Tuesday, December 6, 2011
OWS, lawyers, and Catholic legal education
Should Occupy Wall Street protestors include lawyers in their list of grievances? Columbia Law prof Katherine Franke thinks so:
By and large, it's investment bankers who have been in the protesters' crosshairs, but the Occupy Wall Street (OWS) demonstrations also offer an opportunity to consider what role lawyers may have played in the creation of these sophisticated financial instruments, enabling the overreaching decried on the OWS protesters' placards. Behind every credit default swap or short of subprime mortgage-backed assets sit legal counsel sanctioning these practices. The greed that has motivated bankers to sacrifice the public's interests for short-term personal gain has been made possible, in no small part, by the work of lawyers.

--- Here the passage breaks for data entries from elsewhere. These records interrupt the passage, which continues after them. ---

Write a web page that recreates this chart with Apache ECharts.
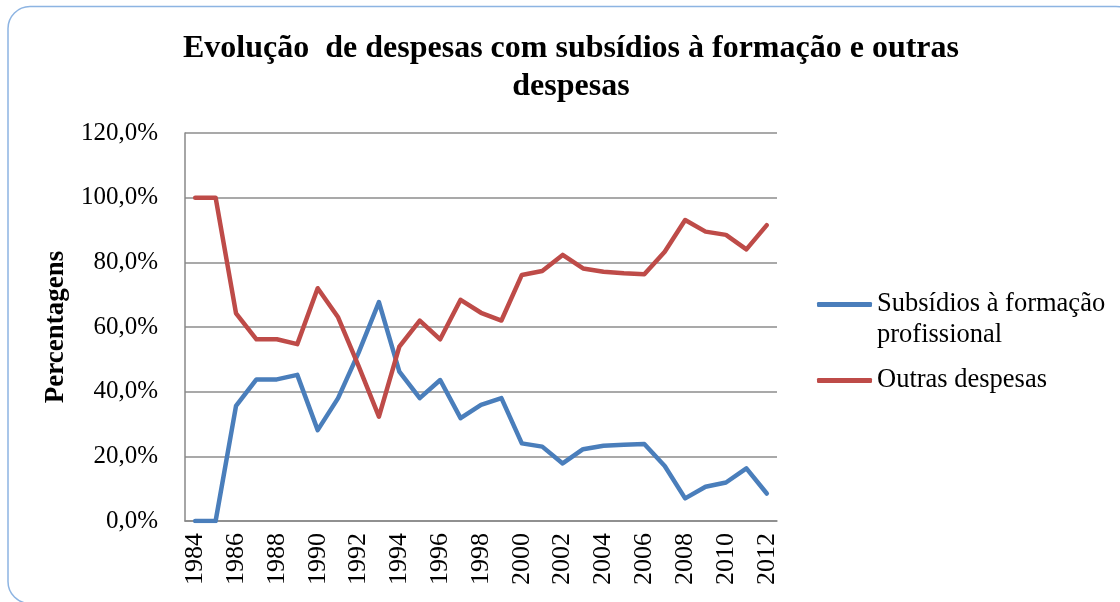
<!DOCTYPE html>
<html>
<head>
<meta charset="utf-8">
<script src="https://cdn.jsdelivr.net/npm/echarts@6/dist/echarts.min.js"></script>
<style>
  html, body { margin: 0; padding: 0; background: #fff; }
  #chart { width: 1120px; height: 602px; }
</style>
</head>
<body>
<div id="chart"></div>
<script>
// anos
var years = ['1984','1985','1986','1987','1988','1989','1990','1991','1992','1993',
  '1994','1995','1996','1997','1998','1999','2000','2001','2002','2003',
  '2004','2005','2006','2007','2008','2009','2010','2011','2012'];

// percentagens
var subsidios = [0, 0, 35.6, 43.8, 43.8, 45.2, 28.1, 38.0, 52.0, 67.7,
  46.2, 38.0, 43.6, 31.8, 35.9, 38.0, 24.0, 23.0, 17.8, 22.2,
  23.3, 23.6, 23.8, 17.0, 7.0, 10.6, 11.9, 16.3, 8.5];
var outras = [100, 100, 64.2, 56.2, 56.2, 54.7, 72.0, 63.0, 48.0, 32.3,
  53.9, 62.0, 56.2, 68.4, 64.4, 62.0, 76.1, 77.3, 82.3, 78.1,
  77.1, 76.6, 76.3, 83.3, 93.1, 89.5, 88.5, 84.0, 91.5];

var serif = '"Liberation Serif", "DejaVu Serif", serif';

var chart = echarts.init(document.getElementById('chart'));

var option = {
  backgroundColor: '#fff',
  animation: false,
  title: {
    text: 'Evolução  de despesas com subsídios à formação e outras\ndespesas',
    left: 566,
    top: 25,
    textAlign: 'center',
    textStyle: {
      fontFamily: serif,
      fontWeight: 'bold',
      fontSize: 32,
      lineHeight: 38,
      color: '#000'
    }
  },
  legend: {
    orient: 'vertical',
    left: 812,
    top: 253,
    itemWidth: 55,
    itemHeight: 5,
    itemGap: 14,
    icon: 'roundRect',
    textStyle: { fontFamily: serif, fontSize: 26.5, color: '#000', lineHeight: 31 },
    data: ['Subsídios à formação profissional', 'Outras despesas'],
    formatter: function (n) {
      // linha vazia no início para alinhar o traço com a primeira linha
      return n === 'Subsídios à formação profissional' ? ' \nSubsídios à formação\nprofissional' : n;
    },
    itemStyle: { borderWidth: 0 }
  },
  grid: { left: 185, right: 343, top: 133, bottom: 81, containLabel: false },
  xAxis: {
    type: 'category',
    data: years,
    boundaryGap: true,
    axisLine: { lineStyle: { color: '#888', width: 1.5 } },
    axisTick: { show: false },
    axisLabel: {
      rotate: 90,
      interval: 1,
      margin: 12,
      fontFamily: serif,
      fontSize: 26,
      color: '#000'
    }
  },
  yAxis: {
    type: 'value',
    min: 0,
    max: 120,
    interval: 20,
    name: 'Percentagens',
    nameLocation: 'middle',
    nameGap: 115,
    nameTextStyle: { fontFamily: serif, fontWeight: 'bold', fontSize: 27, color: '#000' },
    axisLine: { show: true, lineStyle: { color: '#888', width: 1.5 } },
    axisTick: { show: false },
    splitLine: { lineStyle: { color: '#8c8c8c', width: 1.5 } },
    axisLabel: {
      margin: 27,
      fontFamily: serif,
      fontSize: 25,
      color: '#000',
      formatter: function (v) { return v.toFixed(1).replace('.', ',') + '%'; }
    }
  },
  series: [
    {
      name: 'Subsídios à formação profissional',
      type: 'line',
      data: subsidios,
      symbol: 'none',
      color: '#4A7EBB',
      lineStyle: { width: 4.5, color: '#4A7EBB', cap: 'round', join: 'round' }
    },
    {
      name: 'Outras despesas',
      type: 'line',
      data: outras,
      symbol: 'none',
      color: '#BE4B48',
      lineStyle: { width: 4.5, color: '#BE4B48', cap: 'round', join: 'round' }
    }
  ],
  graphic: [
    {
      type: 'rect',
      silent: true,
      z: -1,
      shape: { x: 8, y: 6.5, width: 1130, height: 597, r: 22 },
      style: { fill: 'none', stroke: '#8DB4E2', lineWidth: 1.5 }
    }
  ]
};

chart.setOption(option);
</script>
</body>
</html>
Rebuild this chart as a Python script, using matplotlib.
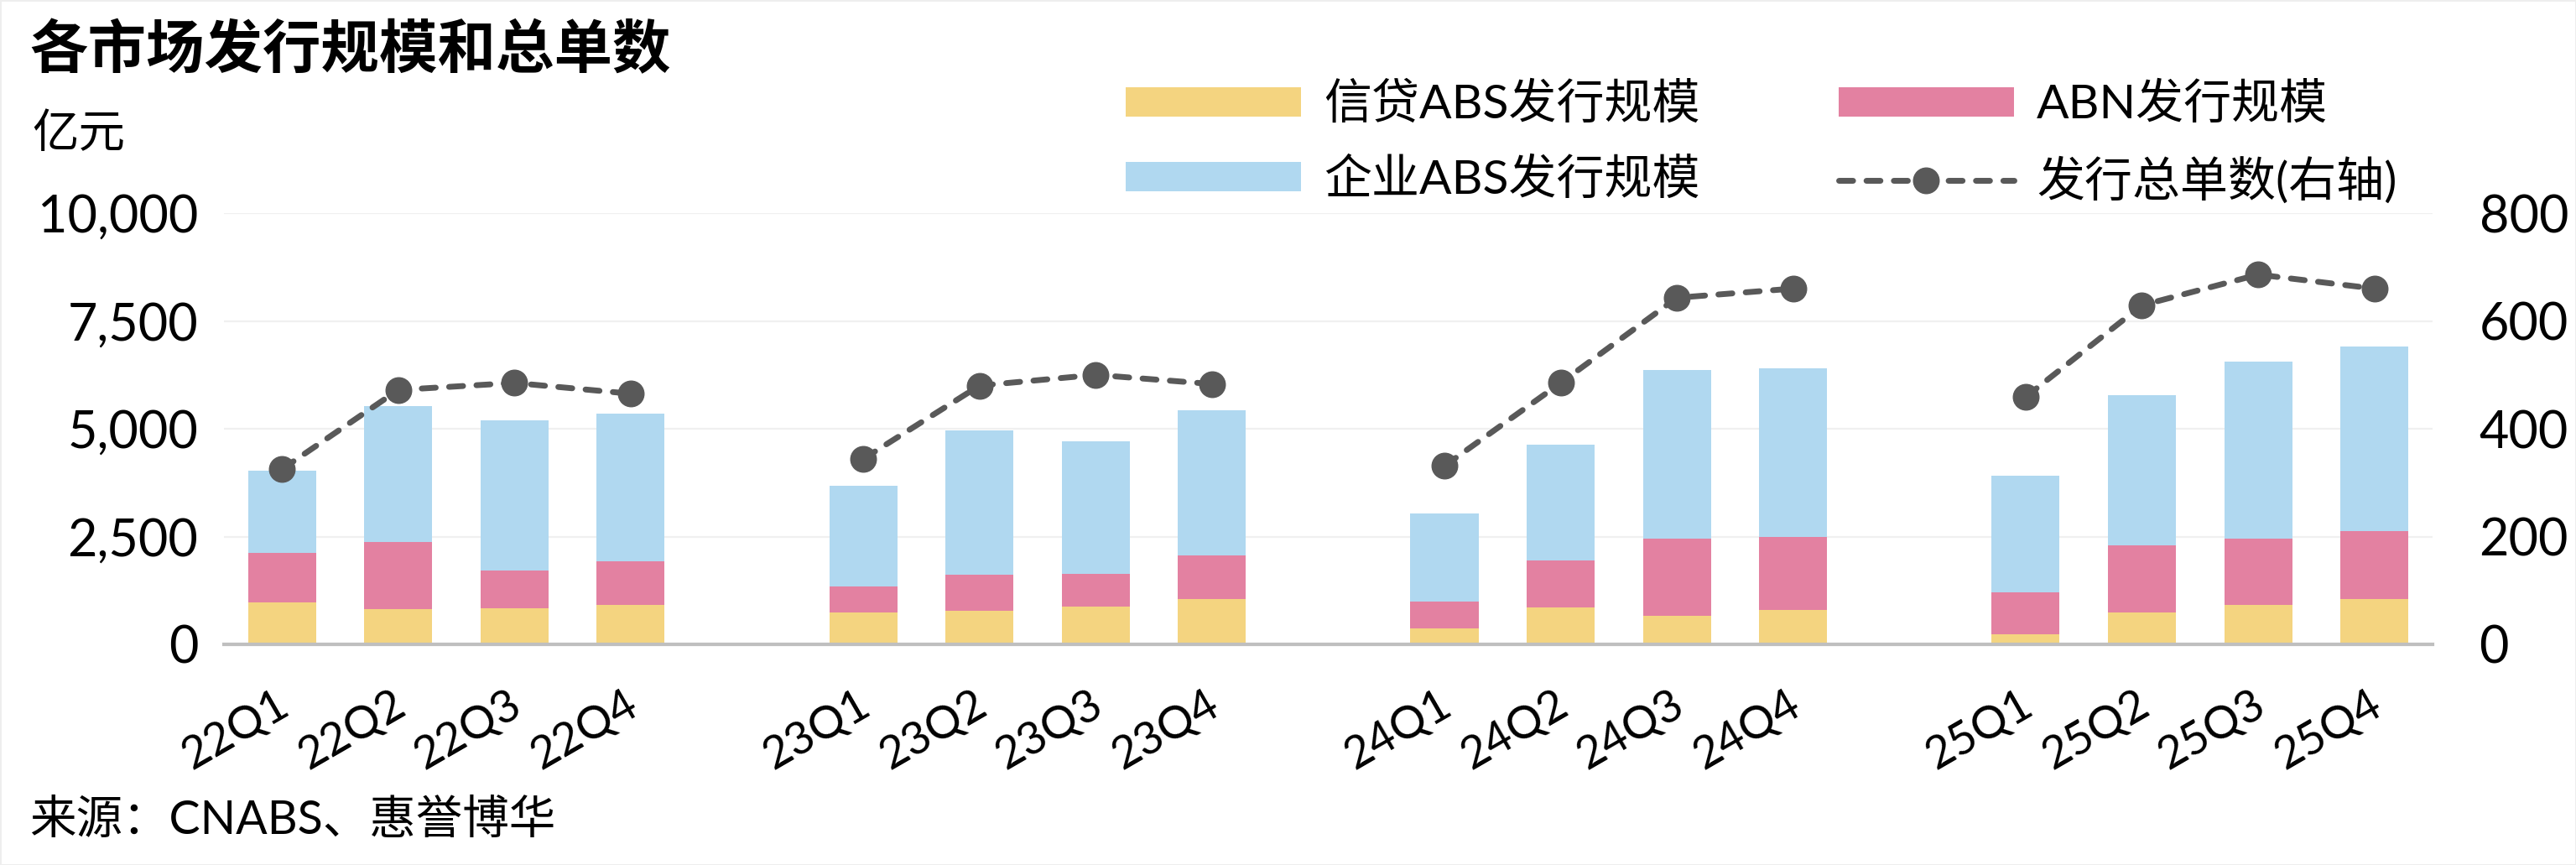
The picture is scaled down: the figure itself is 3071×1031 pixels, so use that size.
import matplotlib
matplotlib.use("Agg")
import matplotlib.pyplot as plt
import matplotlib.transforms as mtransforms
from matplotlib.ticker import FuncFormatter, FixedLocator

plt.rcParams['font.family'] = ['Lato', 'Noto Sans CJK SC', 'DejaVu Sans']

# ---------------- data ----------------
quarters = ["22Q1", "22Q2", "22Q3", "22Q4",
            "23Q1", "23Q2", "23Q3", "23Q4",
            "24Q1", "24Q2", "24Q3", "24Q4",
            "25Q1", "25Q2", "25Q3", "25Q4"]
credit_abs = [967, 811, 832, 909, 743, 774, 877, 1043,
              364, 848, 656, 788, 230, 737, 909, 1043]
abn = [1153, 1563, 888, 1017, 590, 841, 753, 1019,
       634, 1096, 1801, 1706, 968, 1563, 1548, 1583]
corp_abs = [1907, 3144, 3484, 3434, 2344, 3344, 3074, 3358,
            2039, 2686, 3901, 3916, 2710, 3470, 4109, 4283]
deal_count = [325, 472, 485, 465, 344, 480, 500, 483,
              331, 485, 643, 660, 459, 629, 686, 660]
left_ticks = [0, 2500, 5000, 7500, 10000]
right_ticks = [0, 200, 400, 600, 800]

c_credit = "#F4D480"
c_abn = "#E381A1"
c_corp = "#B0D8F0"
c_line = "#595959"

# positions: groups of 4 with one empty slot between years
pos = [g * 5 + q for g in range(4) for q in range(4)]

fig = plt.figure(figsize=(30.71, 10.31), dpi=100)
fig.patch.set_edgecolor("#EEEEEE")
fig.patch.set_linewidth(2)
ax = fig.add_axes([0.0869, 0.2551, 0.9443 - 0.0869, 0.7536 - 0.2551])

w = 0.585
bottom2 = [a + b for a, b in zip(credit_abs, abn)]
h1 = ax.bar(pos, credit_abs, width=w, color=c_credit, zorder=2, label="信贷ABS发行规模")
h2 = ax.bar(pos, abn, width=w, bottom=credit_abs, color=c_abn, zorder=2, label="ABN发行规模")
h3 = ax.bar(pos, corp_abs, width=w, bottom=bottom2, color=c_corp, zorder=2, label="企业ABS发行规模")

ax.set_xlim(-0.5, 18.5)
ax.set_ylim(0, 10000)
ax.yaxis.set_major_locator(FixedLocator(left_ticks))
ax.yaxis.set_major_formatter(FuncFormatter(lambda v, p: f"{int(v):,}"))
ax.grid(axis='y', color="#F0F0F0", linewidth=1.6, zorder=0)
ax.set_axisbelow(True)
for s in ["top", "right", "left"]:
    ax.spines[s].set_visible(False)
ax.spines["bottom"].set_color("#BFBFBF")
ax.spines["bottom"].set_linewidth(3)
ax.spines["bottom"].set_zorder(3)
ax.tick_params(axis='y', length=0, labelsize=44, pad=22)
ax.set_xticks(pos)
ax.set_xticklabels(quarters, rotation=30, ha='right', va='top',
                   rotation_mode='anchor', fontsize=39)
ax.tick_params(axis='x', length=0, pad=33)
offset = mtransforms.ScaledTranslation(-8 / 100, 0, fig.dpi_scale_trans)
for lbl in ax.get_xticklabels():
    lbl.set_transform(lbl.get_transform() + offset)

ax2 = ax.twinx()
ax2.set_ylim(0, 800)
ax2.yaxis.set_major_locator(FixedLocator(right_ticks))
for s in ["top", "right", "left", "bottom"]:
    ax2.spines[s].set_visible(False)
ax2.tick_params(axis='y', length=0, labelsize=44, pad=40)

line_handle = None
for g in range(4):
    xs = pos[g * 4:(g + 1) * 4]
    ys = deal_count[g * 4:(g + 1) * 4]
    ln, = ax2.plot(xs, ys, color=c_line, linewidth=5, linestyle=(0, (2.4, 2.3)),
                   dash_capstyle='round', marker='o', markersize=22,
                   label="发行总单数(右轴)", zorder=4)
    if line_handle is None:
        line_handle = ln

fig.legend([h1, h3, h2, line_handle],
           ["信贷ABS发行规模", "企业ABS发行规模", "ABN发行规模", "发行总单数(右轴)"],
           ncol=2, loc='upper left', bbox_to_anchor=(0.437, 0.905),
           frameon=False, fontsize=41, handlelength=3.67, handleheight=0.57,
           handletextpad=0.48, columnspacing=2.9, labelspacing=0.64,
           borderpad=0, borderaxespad=0)

fig.text(0.0114, 0.942, "各市场发行规模和总单数", fontsize=50, fontweight='bold',
         ha='left', va='center')
fig.text(0.0124, 0.844, "亿元", fontsize=40, ha='left', va='center')
fig.text(0.0114, 0.0514, "来源：CNABS、惠誉博华", fontsize=40, ha='left', va='center')

fig.savefig("out.png", dpi=100)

As far as remedies, she highlights what should be a strength for Catholic legal education:
As legal educators, we are reminded to teach our students that being a "good lawyer" must include the cultivation of responsible moral judgment. Implicit in the OWS protests is a condemnation of an approach to lawyering that regards all legal rules simply as the price of misconduct discounted by the probability of enforcement: Skirting too close to, if not over, the limits of law is seen as the cost of doing business, or as my colleagues trained in economics call it, "efficient breach."
I don't mean to suggest that the role of the corporate lawyer will always be clear, even from a Catholic perspective, or that corporations do not deserve top-notch legal representation from graduates of Catholic law schools. But if Catholic social teaching is going to have traction among our students, this is a key area for starting the conversation, even if we cannot prescribe -- or sometimes even discern -- easy answers.